In the consolation semifinals, Salinas had to out-wrestle and out-think his opponent from Marist. Gaylord, also a junior, refused to engage with Salinas and the ETHS standout scored his 4-3 victory without benefit of a single takedown.
“It was interesting,” said Coach Salinas. “The kid was quick, he came out firing and he got a takedown against Ricardo with his best move. But Ricardo was unrelenting with the tone and pace and tempo, and he had to convince the referee that the kid was not engaging him. That kid wasn’t staying in the circle.
“Ricardo scored 2 escapes and 2 stalling points. He stayed cool as a cucumber and showed he could adapt, but he really had to earn it.”
“That’s the first time I’ve ever won a match like that. It was crazy,” Ricardo added. “Usually getting the first takedown is really important at State, but I managed to win without one.”

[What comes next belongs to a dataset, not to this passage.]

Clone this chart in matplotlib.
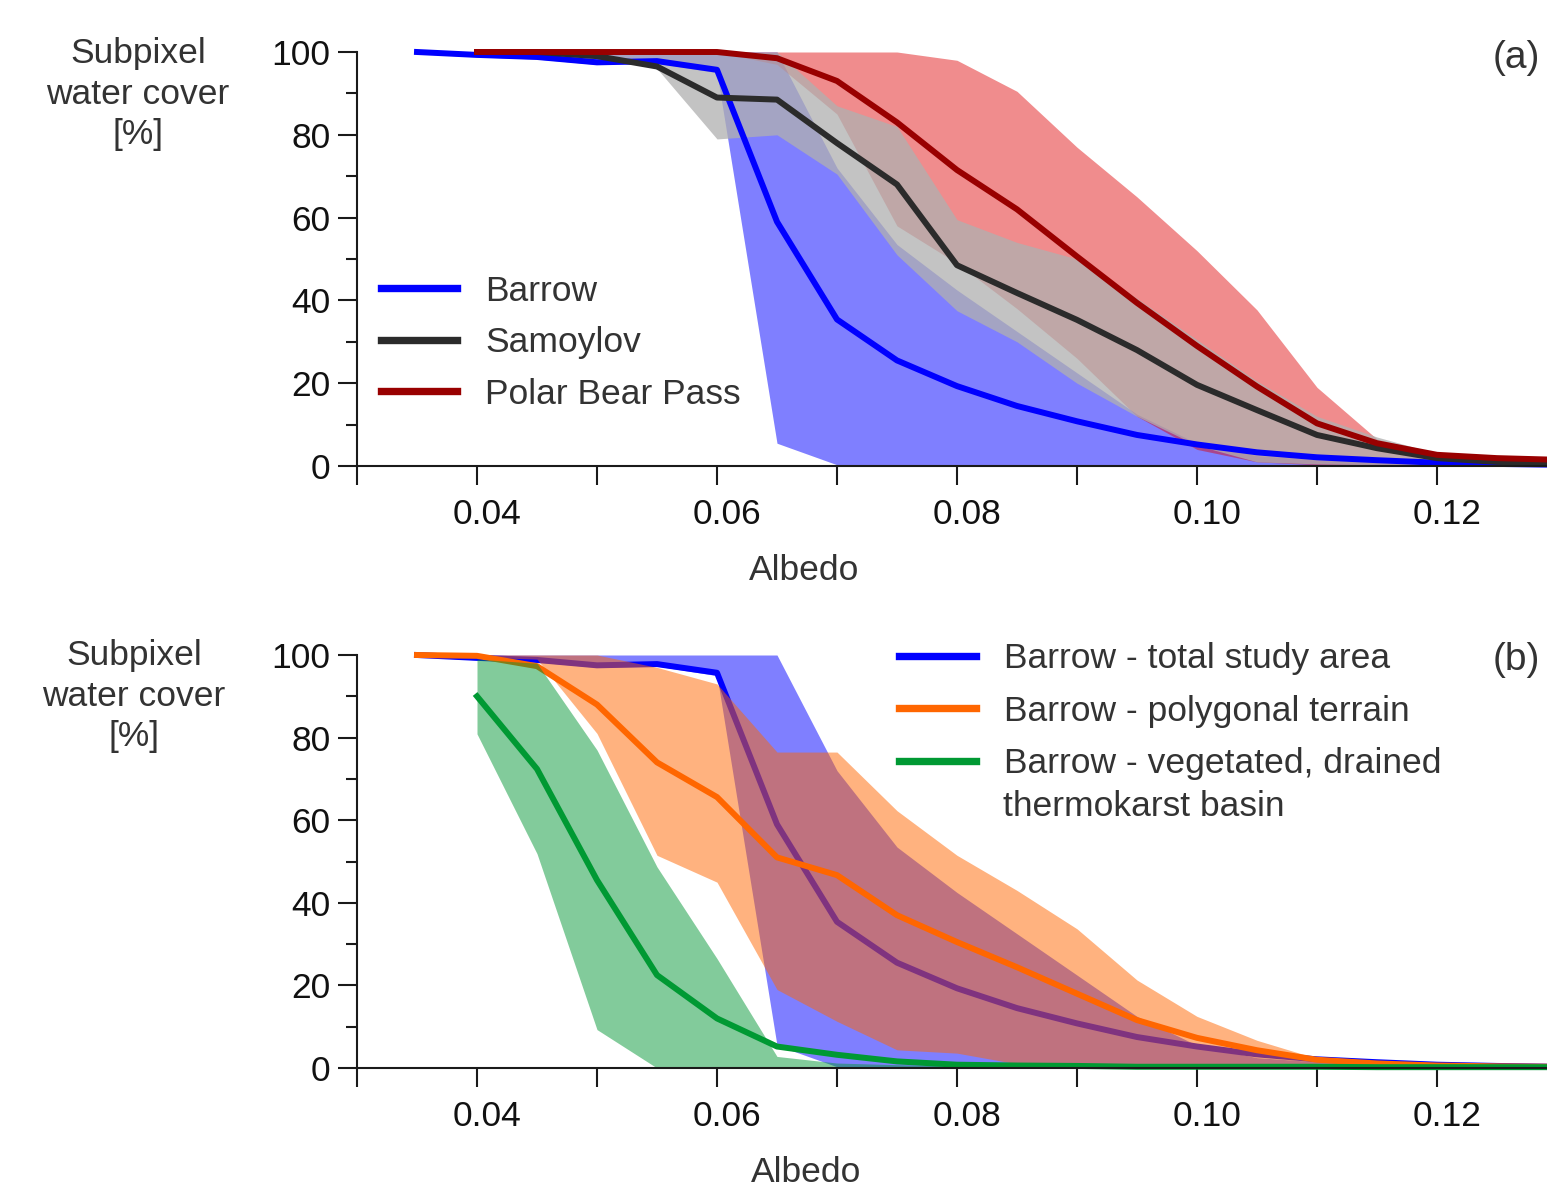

Trailing Zion-Benton’s Chisum 4-2 in the final period, Salinas closed to within 4-3 but, trying to angle for a possible winning takedown, he “opened up too much” according to his coach and that gave Chisum an opportunity for a clinching takedown of his own.”
Coach Salinas credited the rest of his staff and oldest son Rafael for showing Ricardo the path to success in the sport.
“Rafael had a lot of success, set a lot of goals and he helped set the standard for Ricardo,” said Coach Salinas. “And Ricardo has the warrior spirit that rubs off on all of his teammates. I think he’s the ideal athlete, a soldier, and I wish I could clone him for all of the other weight classes.
“He set some higher goals and found the key to the lock to open another door and evolve this year. It comes down to embracing the daily grind and that’s what he did. He enjoys working hard, learning and putting in the time. His ultimate goal is to win, of course, but he looks to always have fun competing and he really enjoys the (wrestling) environment.”